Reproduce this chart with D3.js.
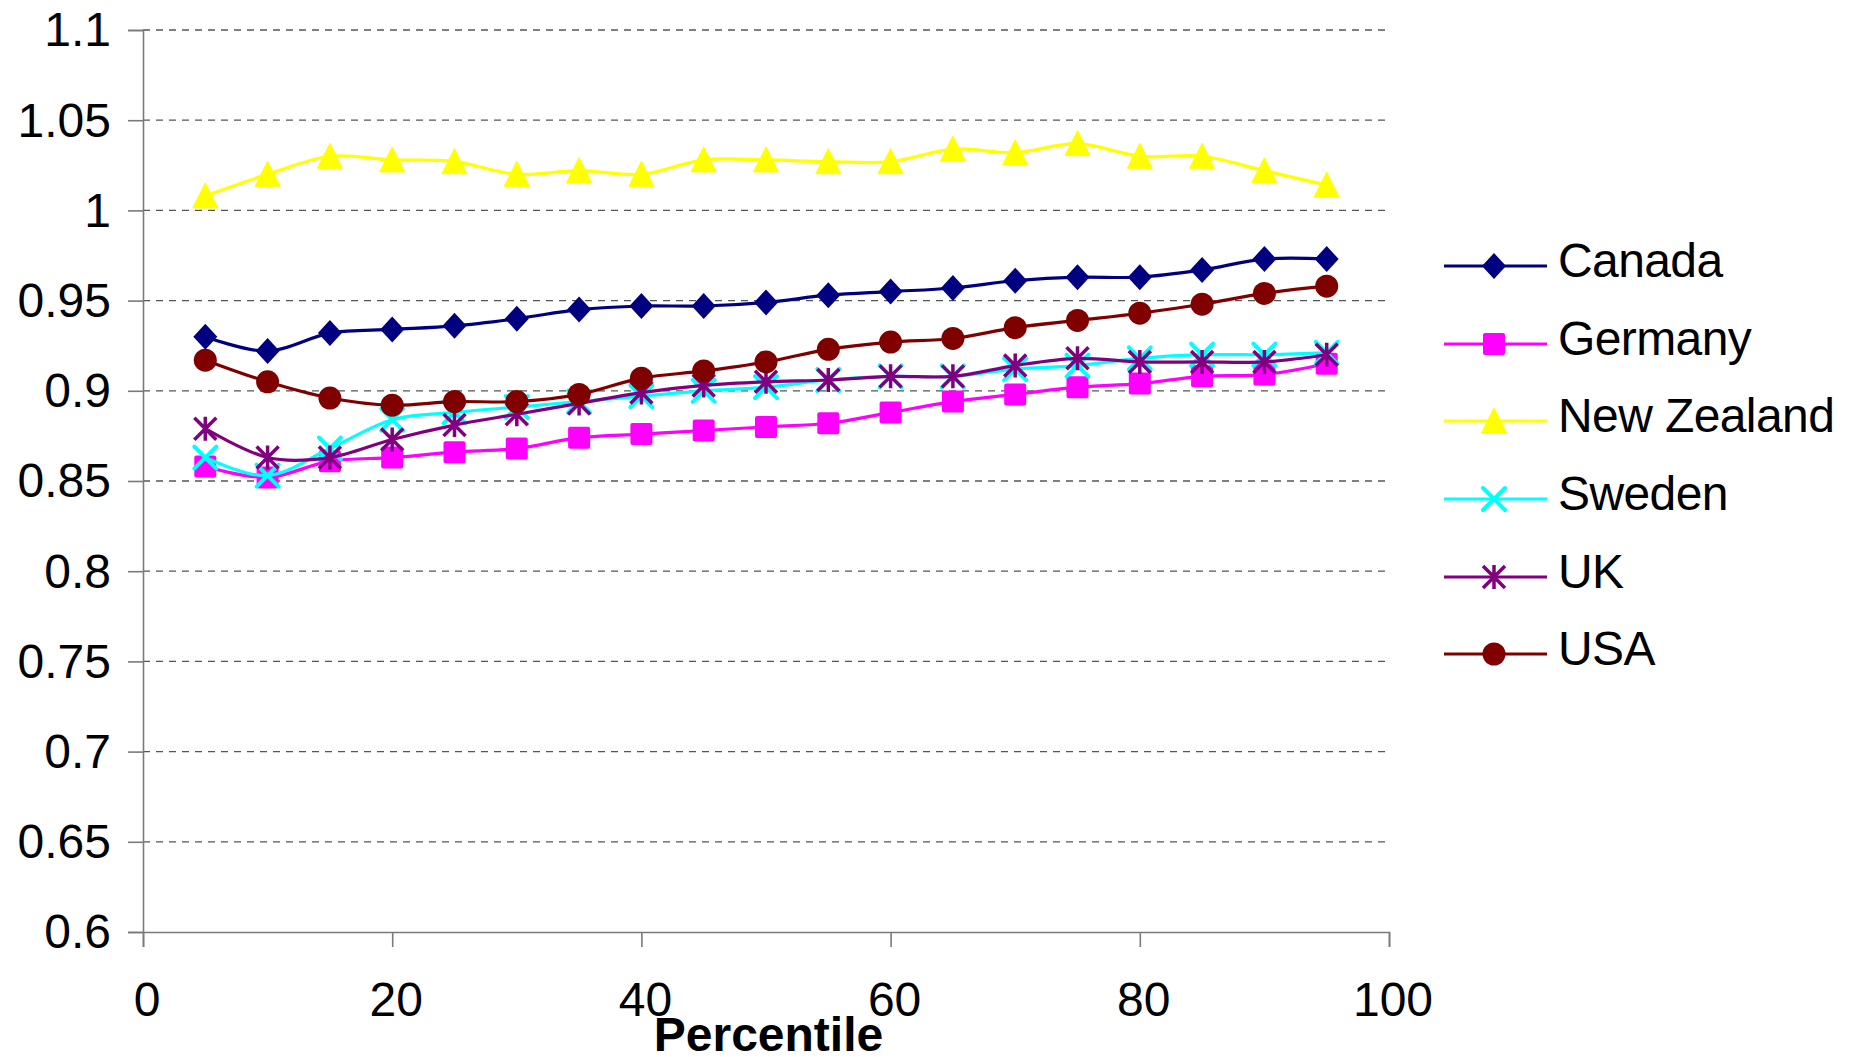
<!DOCTYPE html>
<html>
<head>
<meta charset="utf-8">
<script src="https://cdn.jsdelivr.net/npm/d3@7"></script>
<style>
  html, body { margin: 0; padding: 0; background: #fff; }
  svg { display: block; font-family: "Liberation Sans", Arial, sans-serif; }
</style>
</head>
<body>
<svg id="chart" width="1854" height="1057"></svg>
<script>
// Percentile points along the income distribution
const percentiles = [5, 10, 15, 20, 25, 30, 35, 40, 45, 50, 55, 60, 65, 70, 75, 80, 85, 90, 95];

// Ratio by percentile for each country
const canada     = [0.930, 0.922, 0.932, 0.934, 0.936, 0.940, 0.945, 0.947, 0.947, 0.949, 0.953, 0.955, 0.957, 0.961, 0.963, 0.963, 0.967, 0.973, 0.973];
const germany    = [0.858, 0.852, 0.861, 0.863, 0.866, 0.868, 0.874, 0.876, 0.878, 0.880, 0.882, 0.888, 0.894, 0.898, 0.902, 0.904, 0.908, 0.909, 0.915];
const newZealand = [1.008, 1.020, 1.030, 1.028, 1.027, 1.020, 1.022, 1.020, 1.028, 1.028, 1.027, 1.027, 1.034, 1.032, 1.037, 1.030, 1.030, 1.022, 1.014];
const sweden     = [0.863, 0.853, 0.868, 0.884, 0.888, 0.891, 0.894, 0.897, 0.900, 0.902, 0.906, 0.908, 0.908, 0.912, 0.914, 0.918, 0.920, 0.920, 0.921];
const uk         = [0.879, 0.863, 0.863, 0.873, 0.881, 0.887, 0.893, 0.899, 0.903, 0.905, 0.906, 0.908, 0.908, 0.914, 0.918, 0.916, 0.916, 0.916, 0.920];
const usa        = [0.917, 0.905, 0.896, 0.892, 0.894, 0.894, 0.898, 0.907, 0.911, 0.916, 0.923, 0.927, 0.929, 0.935, 0.939, 0.943, 0.948, 0.954, 0.958];

const countryNames = ["Canada", "Germany", "New Zealand", "Sweden", "UK", "USA"];
const countryValues = [canada, germany, newZealand, sweden, uk, usa];
const countryColors = ["#000080", "#FF00FF", "#FFFF00", "#00FFFF", "#800080", "#800000"];
const countryMarkers = ["diamond", "square", "triangle", "cross", "star", "circle"];

// Axis ticks
const xTicks = [0, 20, 40, 60, 80, 100];
const yTicks = [0.6, 0.65, 0.7, 0.75, 0.8, 0.85, 0.9, 0.95, 1, 1.05, 1.1];
const yTickLabels = ["0.6", "0.65", "0.7", "0.75", "0.8", "0.85", "0.9", "0.95", "1", "1.05", "1.1"];
const xTitle = "Percentile";

const svg = d3.select("#chart");
const plotLeft = 143, plotRight = 1389, plotTop = 30, plotBottom = 932;

const x = d3.scaleLinear().domain([0, 100]).range([plotLeft, plotRight]);
const y = d3.scaleLinear().domain([0.6, 1.1]).range([plotBottom, plotTop]);

svg.append("rect").attr("width", 1854).attr("height", 1057).attr("fill", "#fff");

// Dashed horizontal gridlines
svg.append("g")
  .selectAll("line")
  .data(yTicks.filter(v => v > 0.6))
  .join("line")
  .attr("x1", plotLeft).attr("x2", plotRight)
  .attr("y1", d => y(d)).attr("y2", d => y(d))
  .attr("stroke", "#555")
  .attr("stroke-width", 1.3)
  .attr("stroke-dasharray", "7,6");

// Y axis
const yAxis = svg.append("g")
  .attr("transform", `translate(${plotLeft},0)`)
  .call(d3.axisLeft(y)
    .tickValues(yTicks)
    .tickSize(15)
    .tickPadding(17)
    .tickFormat((d, i) => yTickLabels[i]));
yAxis.select(".domain").attr("stroke", "#7a7a7a").attr("stroke-width", 1.6);
yAxis.selectAll(".tick line").attr("stroke", "#7a7a7a").attr("stroke-width", 1.6);
yAxis.selectAll(".tick text")
  .attr("font-size", 48)
  .attr("font-family", "'Liberation Sans', Arial, sans-serif")
  .attr("fill", "#000")
  .attr("dy", "0.33em");

// X axis
const xAxis = svg.append("g")
  .attr("transform", `translate(0,${plotBottom})`)
  .call(d3.axisBottom(x)
    .tickValues(xTicks)
    .tickSize(15)
    .tickPadding(35)
    .tickFormat(d3.format("d")));
xAxis.select(".domain").attr("stroke", "#7a7a7a").attr("stroke-width", 1.6);
xAxis.selectAll(".tick line").attr("stroke", "#7a7a7a").attr("stroke-width", 1.6);
xAxis.selectAll(".tick text")
  .attr("font-size", 48)
  .attr("font-family", "'Liberation Sans', Arial, sans-serif")
  .attr("fill", "#000")
  .attr("dx", 3.5);

// Axis title
svg.append("text")
  .attr("x", (plotLeft + plotRight) / 2 + 2.5)
  .attr("y", 1051)
  .attr("text-anchor", "middle")
  .attr("font-size", 48)
  .attr("font-weight", "bold")
  .attr("fill", "#000")
  .text(xTitle);

// Marker shapes
function drawMarker(g, type, color) {
  switch (type) {
    case "diamond":
      g.append("path").attr("d", "M0,-13L12,0L0,13L-12,0Z").attr("fill", color);
      break;
    case "square":
      g.append("rect").attr("x", -11).attr("y", -11).attr("width", 22).attr("height", 22)
        .attr("rx", 2).attr("fill", color);
      break;
    case "triangle":
      g.append("path").attr("d", "M0,-13L12.5,12L-12.5,12Z").attr("fill", color)
        .attr("stroke", color).attr("stroke-width", 1).attr("stroke-linejoin", "round");
      break;
    case "cross":
      g.append("path").attr("d", "M-11,-11L11,11M-11,11L11,-11")
        .attr("stroke", color).attr("stroke-width", 4).attr("stroke-linecap", "round").attr("fill", "none");
      break;
    case "star":
      g.append("path").attr("d", "M-11,-11L11,11M-11,11L11,-11M0,-12L0,12")
        .attr("stroke", color).attr("stroke-width", 3.5).attr("stroke-linecap", "butt").attr("fill", "none");
      break;
    case "circle":
      g.append("circle").attr("r", 11.5).attr("fill", color);
      break;
  }
}

const line = d3.line()
  .x((d, i) => x(percentiles[i]))
  .y(d => y(d))
  .curve(d3.curveCatmullRom.alpha(0));

// Series: lines then markers, in order so later countries sit on top
countryValues.forEach((vals, k) => {
  const g = svg.append("g");
  g.append("path")
    .datum(vals)
    .attr("d", line)
    .attr("fill", "none")
    .attr("stroke", countryColors[k])
    .attr("stroke-width", 3.2)
    .attr("stroke-linejoin", "round");
  g.selectAll("g.pt")
    .data(vals)
    .join("g")
    .attr("class", "pt")
    .attr("transform", (d, i) => `translate(${x(percentiles[i])},${y(d)})`)
    .each(function () { drawMarker(d3.select(this), countryMarkers[k], countryColors[k]); });
});

// Legend
const legend = svg.append("g");
const legendY = [266, 344, 421, 499, 577, 654];
countryNames.forEach((name, k) => {
  const row = legend.append("g").attr("transform", `translate(0,${legendY[k]})`);
  row.append("line")
    .attr("x1", 1444).attr("x2", 1547).attr("y1", 0).attr("y2", 0)
    .attr("stroke", countryColors[k]).attr("stroke-width", 3.2);
  const m = row.append("g").attr("transform", "translate(1494,0)");
  drawMarker(m, countryMarkers[k], countryColors[k]);
  row.append("text")
    .attr("x", 1558).attr("y", -6).attr("dy", "0.35em")
    .attr("font-size", 48)
    .attr("letter-spacing", -0.6)
    .attr("fill", "#000")
    .text(name);
});
</script>
</body>
</html>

-- -- --

# TASK BRIEF:
Copy exactly the lines running from the beginning of the listing through the line that has "85, 90, 95];". Drop the pictures.

# COMPLETE OUTPUT:
Reproduce this chart with D3.js.
<!DOCTYPE html>
<html>
<head>
<meta charset="utf-8">
<script src="https://cdn.jsdelivr.net/npm/d3@7"></script>
<style>
  html, body { margin: 0; padding: 0; background: #fff; }
  svg { display: block; font-family: "Liberation Sans", Arial, sans-serif; }
</style>
</head>
<body>
<svg id="chart" width="1854" height="1057"></svg>
<script>
// Percentile points along the income distribution
const percentiles = [5, 10, 15, 20, 25, 30, 35, 40, 45, 50, 55, 60, 65, 70, 75, 80, 85, 90, 95];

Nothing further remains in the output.